To begin with, my shivasana was rather peculiar. As I lay in corpse pose at the end of the set we had just done, allowing everything to unwind, and moving deeper and deeper into total relaxation, I kept smelling garbage, really strong smelling garbage. I kept thinking the garbage cans for the building where class was held must be kept right under the open windows of the room we were occupying. I was really put out, because the smell was so intense it was actually interfering with my relaxation, and changing the entire experience of my shivasana.

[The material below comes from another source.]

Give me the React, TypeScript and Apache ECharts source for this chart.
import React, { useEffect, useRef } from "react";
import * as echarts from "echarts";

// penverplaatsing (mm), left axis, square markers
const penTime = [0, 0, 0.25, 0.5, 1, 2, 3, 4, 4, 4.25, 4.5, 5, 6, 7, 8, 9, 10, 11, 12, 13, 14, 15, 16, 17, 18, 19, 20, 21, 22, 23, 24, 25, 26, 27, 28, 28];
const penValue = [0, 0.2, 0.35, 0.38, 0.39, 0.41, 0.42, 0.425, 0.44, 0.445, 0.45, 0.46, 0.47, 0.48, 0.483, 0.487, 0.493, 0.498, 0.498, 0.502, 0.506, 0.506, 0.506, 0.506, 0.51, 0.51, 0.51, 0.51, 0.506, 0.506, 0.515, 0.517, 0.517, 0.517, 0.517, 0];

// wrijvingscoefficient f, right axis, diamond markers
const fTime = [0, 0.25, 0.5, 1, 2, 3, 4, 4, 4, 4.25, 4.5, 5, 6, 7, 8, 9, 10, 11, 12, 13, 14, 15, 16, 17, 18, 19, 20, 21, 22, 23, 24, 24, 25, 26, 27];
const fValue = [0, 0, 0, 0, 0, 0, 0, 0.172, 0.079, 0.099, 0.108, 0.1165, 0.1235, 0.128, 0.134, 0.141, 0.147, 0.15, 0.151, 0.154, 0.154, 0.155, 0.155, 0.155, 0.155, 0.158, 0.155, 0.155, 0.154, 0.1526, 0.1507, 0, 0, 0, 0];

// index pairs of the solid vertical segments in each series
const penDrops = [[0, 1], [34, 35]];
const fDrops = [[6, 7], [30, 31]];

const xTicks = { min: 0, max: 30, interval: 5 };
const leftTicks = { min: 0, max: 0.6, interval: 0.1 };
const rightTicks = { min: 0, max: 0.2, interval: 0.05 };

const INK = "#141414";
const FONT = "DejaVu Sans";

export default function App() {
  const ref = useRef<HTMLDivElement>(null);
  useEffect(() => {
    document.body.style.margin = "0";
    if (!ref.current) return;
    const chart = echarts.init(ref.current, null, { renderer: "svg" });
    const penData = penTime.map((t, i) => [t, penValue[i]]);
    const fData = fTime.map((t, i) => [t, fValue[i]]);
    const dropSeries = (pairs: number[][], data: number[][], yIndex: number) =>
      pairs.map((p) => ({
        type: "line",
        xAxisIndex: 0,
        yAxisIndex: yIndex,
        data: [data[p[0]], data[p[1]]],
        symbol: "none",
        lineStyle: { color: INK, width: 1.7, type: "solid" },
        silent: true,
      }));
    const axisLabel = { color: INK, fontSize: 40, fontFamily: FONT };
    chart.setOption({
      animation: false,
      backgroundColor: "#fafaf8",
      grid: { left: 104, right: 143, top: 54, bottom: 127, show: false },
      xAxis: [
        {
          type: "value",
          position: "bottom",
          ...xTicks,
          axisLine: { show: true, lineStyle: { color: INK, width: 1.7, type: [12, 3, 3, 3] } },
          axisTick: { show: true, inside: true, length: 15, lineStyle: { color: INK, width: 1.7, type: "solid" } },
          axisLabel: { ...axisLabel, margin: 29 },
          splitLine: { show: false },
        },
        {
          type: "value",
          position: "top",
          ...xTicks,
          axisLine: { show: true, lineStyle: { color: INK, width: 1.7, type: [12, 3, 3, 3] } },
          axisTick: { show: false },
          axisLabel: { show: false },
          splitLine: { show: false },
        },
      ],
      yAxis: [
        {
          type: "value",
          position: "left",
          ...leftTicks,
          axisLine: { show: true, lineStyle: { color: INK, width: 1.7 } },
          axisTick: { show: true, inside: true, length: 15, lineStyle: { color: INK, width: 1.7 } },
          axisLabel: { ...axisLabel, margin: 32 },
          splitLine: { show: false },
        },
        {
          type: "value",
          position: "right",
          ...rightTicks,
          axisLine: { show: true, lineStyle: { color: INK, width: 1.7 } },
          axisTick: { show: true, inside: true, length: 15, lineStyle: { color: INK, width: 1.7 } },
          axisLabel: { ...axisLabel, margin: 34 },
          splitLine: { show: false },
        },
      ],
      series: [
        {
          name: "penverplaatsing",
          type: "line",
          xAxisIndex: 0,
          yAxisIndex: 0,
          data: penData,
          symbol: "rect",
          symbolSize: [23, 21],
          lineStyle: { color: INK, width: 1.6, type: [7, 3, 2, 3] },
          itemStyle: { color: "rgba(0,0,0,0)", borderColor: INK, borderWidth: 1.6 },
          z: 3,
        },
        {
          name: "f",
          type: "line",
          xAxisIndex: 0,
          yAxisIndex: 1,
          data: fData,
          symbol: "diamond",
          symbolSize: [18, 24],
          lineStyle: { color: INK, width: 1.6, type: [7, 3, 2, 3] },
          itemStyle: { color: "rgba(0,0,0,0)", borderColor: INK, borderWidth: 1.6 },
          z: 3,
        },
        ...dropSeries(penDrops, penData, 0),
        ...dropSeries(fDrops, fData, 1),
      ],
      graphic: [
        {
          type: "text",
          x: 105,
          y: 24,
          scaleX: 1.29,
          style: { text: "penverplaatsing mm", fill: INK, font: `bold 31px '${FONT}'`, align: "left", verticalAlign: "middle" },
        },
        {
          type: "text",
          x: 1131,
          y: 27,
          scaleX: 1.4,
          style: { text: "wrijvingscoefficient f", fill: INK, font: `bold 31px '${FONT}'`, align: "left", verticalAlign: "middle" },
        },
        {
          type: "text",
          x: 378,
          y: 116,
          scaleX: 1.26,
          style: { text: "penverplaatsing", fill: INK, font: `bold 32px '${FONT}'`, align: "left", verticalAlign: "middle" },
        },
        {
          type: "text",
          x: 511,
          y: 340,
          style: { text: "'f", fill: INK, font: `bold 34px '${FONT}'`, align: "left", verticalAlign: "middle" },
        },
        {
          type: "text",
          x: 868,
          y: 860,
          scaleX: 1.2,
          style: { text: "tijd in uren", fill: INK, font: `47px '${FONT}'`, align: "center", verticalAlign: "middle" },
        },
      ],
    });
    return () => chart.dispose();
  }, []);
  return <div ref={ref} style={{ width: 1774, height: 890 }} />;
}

Afterwards, there was time for us to discuss and share the experiences we had had during the class. One student described smelling delicious Chinese food and another had the experience of smelling fragrant flowers. Imagine my confusion! I was too embarrassed to mention what had happened to me in front of the class and later found an opportunity to speak with Jiwan Mukta about it. She told me that I must have done a great job of releasing during class because what I had been smelling was my own garbage! Since that time I have come across many of Yogi Bajan's writings in which he speaks of the need for us to rid ourselves of the garbage we continually carry around, and the many ways in which the power of this practice can help us to do exactly that.

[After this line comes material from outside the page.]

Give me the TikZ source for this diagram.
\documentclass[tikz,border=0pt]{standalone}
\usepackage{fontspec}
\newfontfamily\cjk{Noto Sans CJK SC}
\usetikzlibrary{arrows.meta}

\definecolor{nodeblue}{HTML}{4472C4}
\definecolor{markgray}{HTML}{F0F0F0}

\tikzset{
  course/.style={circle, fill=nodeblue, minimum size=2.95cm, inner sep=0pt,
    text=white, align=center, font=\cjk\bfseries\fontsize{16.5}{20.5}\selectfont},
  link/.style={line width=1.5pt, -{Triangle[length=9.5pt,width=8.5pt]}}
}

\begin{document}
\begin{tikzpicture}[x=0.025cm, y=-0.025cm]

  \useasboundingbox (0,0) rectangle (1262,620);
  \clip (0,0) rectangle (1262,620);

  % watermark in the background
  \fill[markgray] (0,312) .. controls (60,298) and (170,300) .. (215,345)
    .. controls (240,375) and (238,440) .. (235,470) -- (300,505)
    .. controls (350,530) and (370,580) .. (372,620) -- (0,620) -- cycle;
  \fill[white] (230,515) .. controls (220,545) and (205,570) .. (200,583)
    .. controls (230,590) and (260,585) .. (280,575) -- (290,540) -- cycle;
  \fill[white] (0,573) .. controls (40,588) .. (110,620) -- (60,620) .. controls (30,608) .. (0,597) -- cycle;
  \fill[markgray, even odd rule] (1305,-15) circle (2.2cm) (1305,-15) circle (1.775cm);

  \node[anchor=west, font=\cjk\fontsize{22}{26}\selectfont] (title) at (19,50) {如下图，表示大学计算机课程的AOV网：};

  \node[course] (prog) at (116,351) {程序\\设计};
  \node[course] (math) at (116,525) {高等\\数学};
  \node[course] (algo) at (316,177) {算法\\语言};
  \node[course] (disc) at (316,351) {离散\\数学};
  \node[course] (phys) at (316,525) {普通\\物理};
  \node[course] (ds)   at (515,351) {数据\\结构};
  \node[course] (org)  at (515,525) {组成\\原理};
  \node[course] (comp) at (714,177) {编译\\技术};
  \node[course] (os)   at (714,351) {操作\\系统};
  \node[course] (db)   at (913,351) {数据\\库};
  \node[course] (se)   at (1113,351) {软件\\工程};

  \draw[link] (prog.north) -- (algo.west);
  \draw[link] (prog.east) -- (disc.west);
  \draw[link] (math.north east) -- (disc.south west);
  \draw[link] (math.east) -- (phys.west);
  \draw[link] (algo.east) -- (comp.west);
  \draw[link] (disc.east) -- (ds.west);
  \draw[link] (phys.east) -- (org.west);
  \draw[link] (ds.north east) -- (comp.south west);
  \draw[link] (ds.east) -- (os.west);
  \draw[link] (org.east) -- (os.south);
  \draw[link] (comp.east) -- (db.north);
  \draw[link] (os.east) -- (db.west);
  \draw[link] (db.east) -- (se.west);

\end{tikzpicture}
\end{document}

In that first class I was also suffering from an old neck injury that made it impossible for me to raise both of my arms at the same time over my head without having to have a chiropractic adjustment the next day. I credit my KY practice with among other things, enabling me to now hold both my hands up over my head without the problems I once experienced from doing so. My experience of this practice is that it has truly helped me on so many levels, in such powerful ways, that I am grateful it is a part of my life.

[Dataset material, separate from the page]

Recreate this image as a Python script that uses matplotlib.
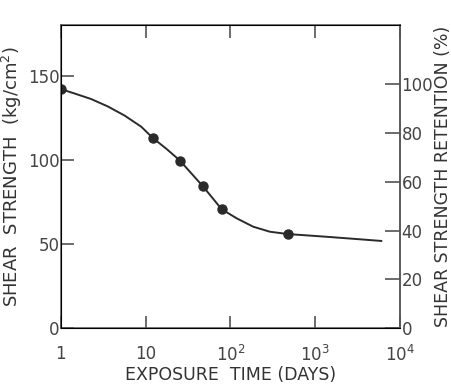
import numpy as np
import matplotlib
matplotlib.use("Agg")
import matplotlib.pyplot as plt

# measured points (days, kg/cm2)
days = [1, 12.2, 25.3, 46.9, 78.5, 479]
strength = [142, 112.9, 99.6, 84.5, 70.7, 55.9]

# smooth trend line
curve_days = [1, 1.45, 2.28, 3.58, 5.64, 8.85, 12.2, 17.6, 25.3, 34.5, 46.9,
              61, 78.5, 118, 185, 291, 479, 1360, 3360, 6050]
curve_strength = [142, 139.4, 136.1, 131.7, 126.3, 119.7, 112.9, 106.5, 99.6,
                  92, 84.5, 77.5, 70.7, 65.3, 60.3, 57.3, 55.9, 54.3, 52.8,
                  51.8]

initial = 145.0  # strength that maps to 100 % retention
x_ticks = [1, 10, 100, 1000, 10000]
x_labels = ['1', '10', '$10^2$', '$10^3$', '$10^4$']
y_ticks = [0, 50, 100, 150]
r_ticks = [0, 20, 40, 60, 80, 100]

ink = '#2a2a2a'
plt.rcParams['font.family'] = ['DejaVu Sans']

fig = plt.figure(figsize=(4.51, 3.87), dpi=100)
ax = fig.add_axes([0.135, 0.152, 0.752, 0.783])

ax.plot(curve_days, curve_strength, color=ink, lw=1.4,
        solid_joinstyle='round', solid_capstyle='round')
ax.plot(days, strength, 'o', color=ink, ms=6.5)

ax.set_xscale('log')
ax.set_xlim(1, 10000)
ax.set_ylim(0, 180)
ax.set_xticks(x_ticks)
ax.set_xticklabels(x_labels)
ax.minorticks_off()
ax.set_yticks(y_ticks)

ax.tick_params(axis='x', direction='in', length=9, width=1.1, pad=12,
               labelsize=12, colors='#444', top=True)
ax.tick_params(axis='y', direction='in', length=9, width=1.1, pad=1,
               labelsize=12, colors='#444')
for s in ax.spines.values():
    s.set_color('#555')
    s.set_linewidth(1.1)

ax.set_xlabel('EXPOSURE  TIME (DAYS)', fontsize=12.5, color='#333', labelpad=1)
ax.set_ylabel('SHEAR  STRENGTH  (kg/cm$^2$)', fontsize=13, color='#333',
              labelpad=3)

ax2 = ax.twinx()
ax2.set_ylim(0, 180 / initial * 100)
ax2.set_yticks(r_ticks)
ax2.tick_params(axis='y', direction='in', length=11, width=1.1, pad=1,
                labelsize=12, colors='#444')
ax2.spines['right'].set_color('#555')
ax2.spines['right'].set_linewidth(1.1)
ax2.set_ylabel('SHEAR STRENGTH RETENTION (%)', fontsize=12.5, color='#333',
               labelpad=1)

fig.savefig('out.png', dpi=100, facecolor='white')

If you are seeking to clear out your garbage and heal your SELF at all levels [spiritual, mental, physical], Kundalini Yoga will enable you to do so with ease, grace, and speed. Sat Nam.
—Peggy Pavlik
I feel every Retreat is like coming to an oasis during some long journey through a dessert. Each Retreat has its own flavor, its own essence, presenting itself for me to reach and leading me along in the building classes of preparation, leading me in my daily practice, in my daily life and the writing of manifestations and releases germinating in my mind. Retreat begins before I even get to the place where it will be held. I watch the days leading to it like that great vacation coming and all my friends will be there, except that’s not really it. There is a fantastic celebration of life and sometimes chocolate cake, but what is it that I am really doing? I am looking into my life for what I am doing that is no longer serving me. What do I do everyday that I continue that doesn’t get me what I truly desire or feel is true in my life? What empty rituals do I tell myself I am? What is it that I can create in my life that is fulfilling? Retreat is that oasis but it is in no way what I have thought of as “Retreat”. Retreat is the shedding of the skin of illusion. It’s the dropping of all the distracting I do to keep myself from who I am. It is this letting go that is the long awaited relief that makes Retreat the oasis.